Operation Paperclip

In Washington, on July 6, 1945, in a classified memorandum with the subject heading “Exploitation of German Specialists in Science and Technology in the United States,” the Joint Chiefs of Staff finally approved—on paper—a Nazi scientist program. President Truman was not made aware of the initiative. The governing body that had been assigned to “exercise general supervision” over the program and to “formulate general policies for procurement, utilization and control of specialists” was the Military Intelligence Division of the War Department, G-2. A five-page memo was sent out to eight agencies within the War Department outlining “principles and procedures” governing the classified program. The three most important points were that “certain German specialists… could be utilized to increase our war making capacity against Japan and aid our postwar military research,” that “no known or alleged war criminals should be brought to the United States,” and that “the purpose of this plan should be understood to be temporary military exploitation of the minimum number of German specialists necessary.” According to this initiative, as soon as the jobs were completed “the specialists would be returned to Europe.” Participants, it was noted, should be hereafter referred to as “eminent German specialists” as opposed to “German scientists,” because not all the Nazis being requested for program approval had degrees in science. Included in the mix were Nazi bureaucrats, businessmen, accountants, and lawyers. The project also now had an official code name, Operation Overcast.

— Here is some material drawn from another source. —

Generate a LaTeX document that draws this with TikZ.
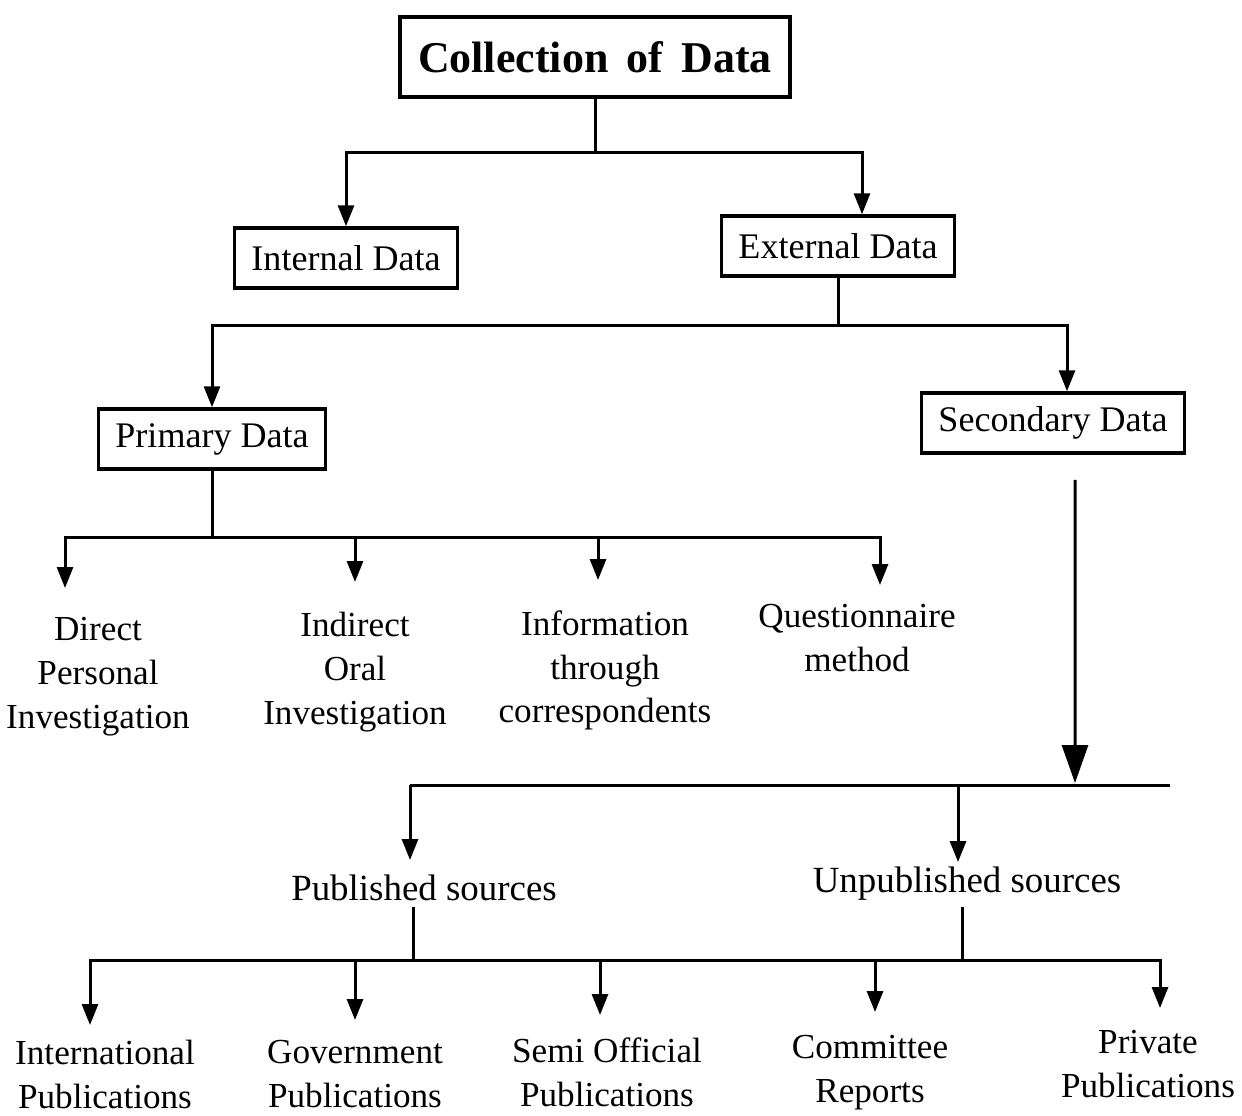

The name Paperclip would not be used for another eight months.

 

Military agencies that were interested in hiring German specialists were to submit their requests to the assistant chief of staff, G-2. “Only the most compelling argument should bring a German specialist to this country,” the initiative stated, and only the “chosen, rare minds whose continuing intellectual productivity we wish to use” would be approved. The British would be made aware of the program, in general terms. At some point after the first large group of scientists had arrived in the United States, a “suitable” press release would be generated by the War Department so as to “avoid possible resentment on the part of the American public.”

 

A list of desired German scientists—“List I”—accompanied the memo. It included 115 rocket specialists. When the British learned about the U.S. Army’s intentions to hire the German rocket scientists, they asked to first be allowed to conduct two rocket exploitation projects of their own. The Americans agreed and released into British custody a group of scientists, engineers, and technicians including Wernher von Braun, Walter Dornberger, and Arthur Rudolph.

 

The first British project was called Operation Backfire, a V-2 field test that took place on Germany’s north coast, at a former Krupp naval gun range in Cuxhaven. Operation Backfire was designed to analyze technical data about the V-2 by having the Nazi rocket engineers fire four rockets, also taken piecemeal from Nordhausen, at a target in the North Sea. This would allow the British to evaluate various technical elements, from how the rocket was launched to its flight controls and fuels. Arthur Rudolph, the former Mittelwerk operations director, was considered an expert in launch techniques, and to his biographer, he later recalled a scene from Operation Backfire: “The V-2 ran on alcohol of the same chemistry as that appearing in say, Jack Daniels and Old Grandad [sic]. The people at the test site apparently knew that.” One night, according to Rudolph, a group of British and German V-2 technicians got drunk together on the rocket fuel. A British officer came upon the group arm in arm, “apparently comrades now, and lustily singing, Wir Fahren gegen England, or ‘We Will March Against England.’ ” General Dornberger was not part of the drinking and singing. The British kept him on a short leash, away from the test firing and always under a watchful eye. The British had alternative plans for Walter Dornberger. They were not interested in the knowledge Dornberger possessed. They wanted to try him for war crimes. After the test, he would not be returned to the Americans as the British had originally promised.

 

“The British pulled a sneaky on us,” explained Major Staver, who attended Operation Backfire. The Americans were not permitted to take Dornberger back after the Operation; instead, Dornberger was declared “on loan” and was taken to England. There, he and von Braun were “interrogated for a week by the British and then kept behind barbed wire in Wimbledon for four and one-half weeks while waiting to be picked up by the Americans.” Eventually, von Braun was returned but General Dornberger was not. Instead, he was issued a brown jumpsuit with the letters “PW” for Prisoner of War stenciled on the back. Under armed guard, he was taken to the London District Cage near the Windermere Bridge for interrogation. From there, General Dornberger was transferred first to a castle in Wales and then to Special Camp XI in Island Farm, South Wales, where he was an extremely unpopular prisoner.